Background
Justice Professor Samuel Date-Bah was born on February 26, 1943, in Ghana.
Justice Professor Samuel Date-Bah was born on February 26, 1943, in Ghana.
He entered Achimota School, in 1956, where he completed in 1962. He was admitted to the Law Faculty of the University of Ghana, Legon, in 1963, and graduated with an Bachelor of Laws (First Class Honours) in 1965 and a Barrister at Law (Business Level) Diploma in 1966. He proceeded immediately to the Yale Law School, United States, from where he obtained a Master’s in Law(Master of Laws) in 1967 and a Doctor of Philosophy in Law in 1969 from the London School of Economics, University of London.
He was called to the Ghana Bar in 1966. Academia
From 1969 to 1984 he taught various courses in various academic institutions including Contract, Tort, Commercial law and Public International Law. Academic positions he held include: 1969 to 1981, Lecturer, Senior Lecturer and then Associate Professor, Faculty of Law, University of Ghana.
1979-1980, Associate Professor of Commercial Law, University of Nairobi.
1980-1984, Professor and Head of Department of Private Law, University of Calabar, Nigeria. He also held visiting academic positions at Lincoln College, Oxford University in (1972), Yale Law School (1976) and at the University of Fribourg, Switzerland (1998).
He was also a Justice of the Supreme Court of the Gambia from 2008-2013. He is currently the Chairman, Ghana Law Reform Commission and Chairman, Council of the University of Ghana, Legon.
He is also the Board Chairman of the Data Protection Commission of Ghana.

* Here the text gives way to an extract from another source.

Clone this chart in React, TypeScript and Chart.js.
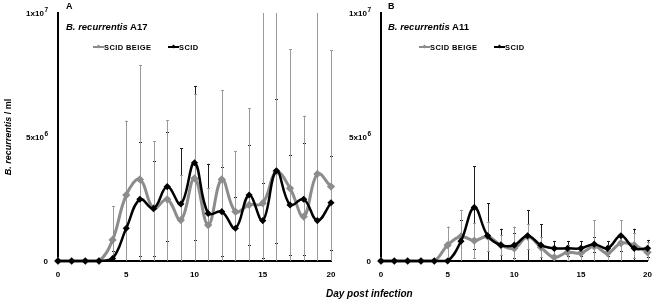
import React, { useEffect, useRef } from 'react';
import { Chart, registerables } from 'chart.js';

Chart.register(...registerables);

const FONT = "'Liberation Sans', Arial, Helvetica, sans-serif";

const days = [0, 1, 2, 3, 4, 5, 6, 7, 8, 9, 10, 11, 12, 13, 14, 15, 16, 17, 18, 19, 20];
const xTicks = [0, 5, 10, 15, 20];
const yTicks = [0, 5e6, 1e7];
const yTickBase = ['0', '5x10', '1x10'];
const yTickSup = ['', '6', '7'];

// Panel A: B. recurrentis A17
const a17Beige = [0, 0, 0, 0, 0.85e6, 2.66e6, 3.29e6, 2.12e6, 2.49e6, 1.65e6, 3.33e6, 1.45e6, 3.29e6, 1.99e6, 2.26e6, 2.33e6, 3.6e6, 2.93e6, 1.79e6, 3.51e6, 3.0e6];
const a17Scid = [0, 0, 0, 0, 0.1e6, 1.32e6, 2.49e6, 2.12e6, 3.0e6, 2.3e6, 3.96e6, 1.92e6, 1.99e6, 1.32e6, 2.66e6, 1.63e6, 3.64e6, 2.26e6, 2.49e6, 1.63e6, 2.35e6];
const a17BeigeErr = [0, 0, 0, 0, 1.37e6, 3.0e6, 4.6e6, 2.7e6, 3.2e6, 1.8e6, 3.4e6, 1.5e6, 3.6e6, 2.45e6, 3.9e6, 8.0e6, 7.0e6, 5.6e6, 4.07e6, 7.0e6, 5.5e6];
const a17ScidErr = [0, 0, 0, 0, 0.3e6, 1.3e6, 2.3e6, 1.9e6, 2.2e6, 2.25e6, 3.1e6, 2.0e6, 1.8e6, 1.26e6, 2.0e6, 1.5e6, 2.9e6, 2.0e6, 2.25e6, 1.9e6, 1.9e6];

// Panel B: B. recurrentis A11
const a11Beige = [0, 0, 0, 0, 0, 0.64e6, 0.99e6, 0.82e6, 0.99e6, 0.64e6, 0.51e6, 0.98e6, 0.55e6, 0.15e6, 0.35e6, 0.32e6, 0.59e6, 0.32e6, 0.72e6, 0.64e6, 0.35e6];
const a11Scid = [0, 0, 0, 0, 0, 0, 0.8e6, 2.16e6, 1.02e6, 0.64e6, 0.64e6, 1.02e6, 0.64e6, 0.51e6, 0.51e6, 0.51e6, 0.68e6, 0.51e6, 1.02e6, 0.51e6, 0.51e6];
const a11BeigeErr = [0, 0, 0, 0, 0, 0.75e6, 1.07e6, 0.7e6, 0.6e6, 0.4e6, 0.88e6, 0.5e6, 0.4e6, 0.3e6, 0.3e6, 0.3e6, 1.06e6, 0.3e6, 0.93e6, 0.5e6, 0.4e6];
const a11ScidErr = [0, 0, 0, 0, 0, 0, 0.87e6, 1.67e6, 1.3e6, 0.66e6, 0.5e6, 1.04e6, 0.84e6, 0.3e6, 0.3e6, 0.3e6, 0.3e6, 0.3e6, 0.63e6, 0.79e6, 0.34e6];

const GRAY = '#8c8c8c';
const GRAY_ERR = '#9a9a9a';
const BLACK = '#000000';
const BLACK_ERR = '#1e1e1e';

const errorBarPlugin = {
  id: 'errorBars',
  beforeDatasetsDraw(chart: any) {
    const { ctx, chartArea, scales } = chart;
    ctx.save();
    ctx.beginPath();
    ctx.rect(chartArea.left - 4, chartArea.top, chartArea.right - chartArea.left + 8, chartArea.bottom - chartArea.top);
    ctx.clip();
    chart.data.datasets.forEach((ds: any) => {
      const errs = ds.errors;
      if (!errs) return;
      ctx.strokeStyle = ds.errorColor;
      ctx.lineWidth = 1;
      ds.data.forEach((p: any, i: number) => {
        const e = errs[i];
        if (!e) return;
        const x = Math.round(scales.x.getPixelForValue(p.x)) + 0.5;
        const yTop = scales.y.getPixelForValue(p.y + e);
        const yBot = scales.y.getPixelForValue(Math.max(0, p.y - e));
        ctx.beginPath();
        ctx.moveTo(x, yTop);
        ctx.lineTo(x, yBot);
        ctx.moveTo(x - 1.5, Math.round(yTop) + 0.5);
        ctx.lineTo(x + 1.5, Math.round(yTop) + 0.5);
        ctx.moveTo(x - 1.5, Math.round(yBot) + 0.5);
        ctx.lineTo(x + 1.5, Math.round(yBot) + 0.5);
        ctx.stroke();
      });
    });
    ctx.restore();
  },
};

// y tick labels with a real superscript exponent, placed by the y scale
const yLabelPlugin = {
  id: 'yLabels',
  afterDraw(chart: any) {
    const { ctx, scales } = chart;
    const ys = scales.y;
    const right = ys.right - 10;
    ctx.save();
    ctx.fillStyle = '#000';
    yTicks.forEach((v, i) => {
      const y = ys.getPixelForValue(v);
      const sup = yTickSup[i];
      let x = right;
      if (sup) {
        ctx.font = `bold 6.5px ${FONT}`;
        ctx.textAlign = 'right';
        ctx.textBaseline = 'alphabetic';
        const w = ctx.measureText(sup).width;
        ctx.fillText(sup, x, y - 1);
        x -= w + 0.5;
      }
      ctx.font = `bold 8px ${FONT}`;
      ctx.textAlign = 'right';
      ctx.textBaseline = 'middle';
      ctx.fillText(yTickBase[i], x, y + 1);
    });
    ctx.restore();
  },
};

function toPoints(vals: number[]) {
  return days.map((d, i) => ({ x: d, y: vals[i] }));
}

type PanelProps = {
  left: number;
  width: number;
  padRight: number;
  yAxisWidth: number;
  beige: number[];
  scid: number[];
  beigeErr: number[];
  scidErr: number[];
};

function Panel({ left, width, padRight, yAxisWidth, beige, scid, beigeErr, scidErr }: PanelProps) {
  const ref = useRef<HTMLCanvasElement | null>(null);
  useEffect(() => {
    if (!ref.current) return;
    const tickFont = { family: FONT, size: 8, weight: 'bold' as const };
    const chart = new Chart(ref.current, {
      type: 'line',
      data: {
        datasets: [
          {
            label: 'SCID',
            data: toPoints(scid),
            borderColor: BLACK,
            backgroundColor: BLACK,
            borderWidth: 2.5,
            pointRadius: 1.8,
            pointStyle: 'rectRot',
            tension: 0.4,
            order: 0,
            clip: 6,
            errors: scidErr,
            errorColor: BLACK_ERR,
          } as any,
          {
            label: 'SCID BEIGE',
            data: toPoints(beige),
            borderColor: GRAY,
            backgroundColor: GRAY,
            borderWidth: 3,
            pointRadius: 2,
            pointStyle: 'rectRot',
            tension: 0.4,
            order: 1,
            clip: 6,
            errors: beigeErr,
            errorColor: GRAY_ERR,
          } as any,
        ],
      },
      options: {
        animation: false,
        responsive: false,
        devicePixelRatio: 1,
        layout: { padding: { top: 13, right: padRight, left: 0, bottom: 0 } },
        plugins: { legend: { display: false }, tooltip: { enabled: false } },
        scales: {
          x: {
            type: 'linear',
            min: 0,
            max: 20,
            afterBuildTicks: (s: any) => {
              s.ticks = xTicks.map((v) => ({ value: v }));
            },
            ticks: { font: tickFont, color: '#000', padding: 9, maxRotation: 0, autoSkip: false },
            grid: { display: false, drawTicks: false },
            border: { color: '#000', width: 2 },
            afterFit: (s: any) => {
              s.height = 43;
            },
          },
          y: {
            type: 'linear',
            min: 0,
            max: 1e7,
            afterBuildTicks: (s: any) => {
              s.ticks = yTicks.map((v) => ({ value: v }));
            },
            ticks: { display: false },
            grid: { display: false, drawTicks: false },
            border: { color: '#000', width: 2 },
            afterFit: (s: any) => {
              s.width = yAxisWidth;
            },
          },
        },
      } as any,
      plugins: [errorBarPlugin, yLabelPlugin],
    });
    return () => chart.destroy();
  }, []);
  return (
    <canvas
      ref={ref}
      width={width}
      height={304}
      style={{ position: 'absolute', left, top: 0, width, height: 304, display: 'block' }}
    />
  );
}

const txt = (extra: React.CSSProperties): React.CSSProperties => ({
  position: 'absolute',
  fontFamily: FONT,
  fontWeight: 'bold',
  color: '#000',
  lineHeight: 1,
  whiteSpace: 'nowrap',
  ...extra,
});

function LegendMarker({ left, top, color }: { left: number; top: number; color: string }) {
  return (
    <div style={{ position: 'absolute', left, top, width: 11, height: 5 }}>
      <div style={{ position: 'absolute', left: 0, top: 1.5, width: 11, height: 2, background: color }} />
      <div style={{ position: 'absolute', left: 4, top: 0.5, width: 3, height: 3, background: color, transform: 'rotate(45deg)' }} />
    </div>
  );
}

function PanelText({ x, letter, strain }: { x: number; letter: string; strain: string }) {
  return (
    <>
      <div style={txt({ left: x, top: 2, fontSize: 9 })}>{letter}</div>
      <div style={txt({ left: x, top: 22, fontSize: 9.5 })}>
        <i>B. recurrentis</i> {strain}
      </div>
    </>
  );
}

export default function App() {
  return (
    <div style={{ position: 'absolute', left: 0, top: 0, width: 661, height: 304, background: '#fff', overflow: 'hidden' }}>
      <Panel left={0} width={345} padRight={14} yAxisWidth={58} beige={a17Beige} scid={a17Scid} beigeErr={a17BeigeErr} scidErr={a17ScidErr} />
      <Panel left={330} width={331} padRight={8} yAxisWidth={51} beige={a11Beige} scid={a11Scid} beigeErr={a11BeigeErr} scidErr={a11ScidErr} />

      <PanelText x={66} letter="A" strain="A17" />
      <PanelText x={388} letter="B" strain="A11" />

      <LegendMarker left={93} top={44.5} color={GRAY} />
      <div style={txt({ left: 104, top: 43.5, fontSize: 7.5, letterSpacing: 0.4 })}>SCID BEIGE</div>
      <LegendMarker left={168} top={44.5} color={BLACK} />
      <div style={txt({ left: 179, top: 43.5, fontSize: 7.5, letterSpacing: 0.4 })}>SCID</div>

      <LegendMarker left={419} top={44.5} color={GRAY} />
      <div style={txt({ left: 430, top: 43.5, fontSize: 7.5, letterSpacing: 0.4 })}>SCID BEIGE</div>
      <LegendMarker left={494} top={44.5} color={BLACK} />
      <div style={txt({ left: 505, top: 43.5, fontSize: 7.5, letterSpacing: 0.4 })}>SCID</div>

      <div
        style={txt({
          left: 8 - 60,
          top: 137 - 6,
          width: 120,
          height: 12,
          lineHeight: '12px',
          fontSize: 9,
          textAlign: 'center',
          transform: 'rotate(-90deg)',
        })}
      >
        <i>B. recurrentis</i> / ml
      </div>

      <div style={txt({ left: 326, top: 289, fontSize: 10, fontStyle: 'italic' })}>Day post infection</div>
    </div>
  );
}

International organizations
Between 1984 and 2003 Professor Date-Bah was the Special Adviser (Legal) at the Commonwealth Secretariat, London responsible for effective legal advisory and negotiating services to the developing member states of the Commonwealth. He played instrumental role as leader of a multidisciplinary Commonwealth Secretariat team which assisted the first independence Government of Namibia to negotiate a joint-venture agreement with De Beers that has been the bedrock of the Namibian economy since then And several petroleum exploration agreements with international petroleum companies on behalf of the government.
In the 1970s, Representative of the Ghana Government to the United Nations Commission on International Trade Law.
He was elected Chairman of the commission in 1978.
In the 1970s, he was a Member of the Ghana Law Reform Commission and Between 1969 and 1979 he was a part-time legal practitioner in Accra. Since 1966 he has been a member of the International Institute for the Unification of Private Law UNIDROIT, Rome, Working Group that produced the UNIDROIT Principles of International Commercial Contracts.